The merger deal is actually known as a matter of the markets for corporate controls in the finance literature. This one is a horizontal merger between Robi and Airtel and is expected to create economies of scale or scope by enhance market power. As of now Grameen phone is the behemoth in the mobile industry and dominating as a market leader. It has sold some shares to the public, 10% only.
Two issues may raised about the merger deal of the two firms. One is the fee/charge to be levied by the BT. It actually amounts to a tax on the value of the company, like a wealth tax. Since these companies have been paying income tax on their profits regularly charging additional fee at the time of merger will actually reduce its value addition from the operating and financial synergy. That may actually nullify the objective of the merger to gain more market power. Hence it is not justified to charge fees as no new operating income is generated now. Principally the govt should wait and allow more value to be created in the future and then tax income accordingly. Taking service capacity away by taxation is confiscatory and not good for development of business opportunities in the country. This will give wrong signal to multinationals to invest in the country. Already there is short fall in private sector investment in BD, falling to 21% of the GDP, one and half percent points lower than previous year.
The PMO’s office, rather should advise the merged companies to raise more capital from the share market and increase their financial strength further to compete with the big rival, the Grameen phone.
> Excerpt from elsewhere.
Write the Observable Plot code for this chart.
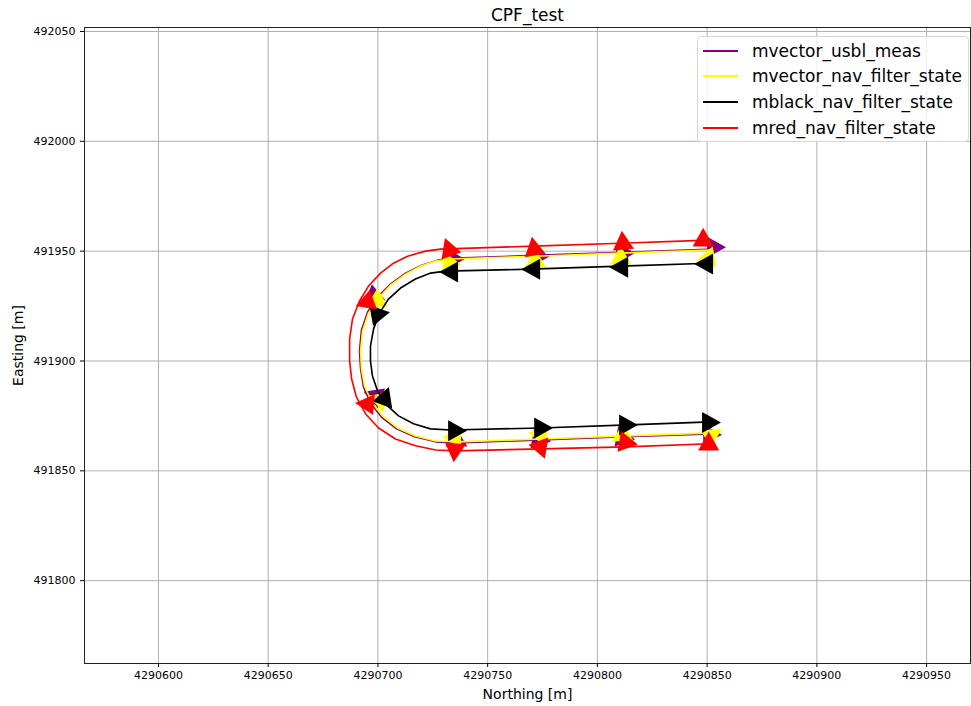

BD has a large and growing mobile market. Besides telephony the networks are engaged in offering mobile financial services to the vast areas of the country which is not served by financial institutions. We are also going to see more use of the network s to offer online education to learners, especially to school children. In this case there is a clear case of ignoring revenue generation imperative as much as it may please our finance minister who is scrambling for additional revenue to avoid further budget deficits.
The writer is a professor of finance at NUB.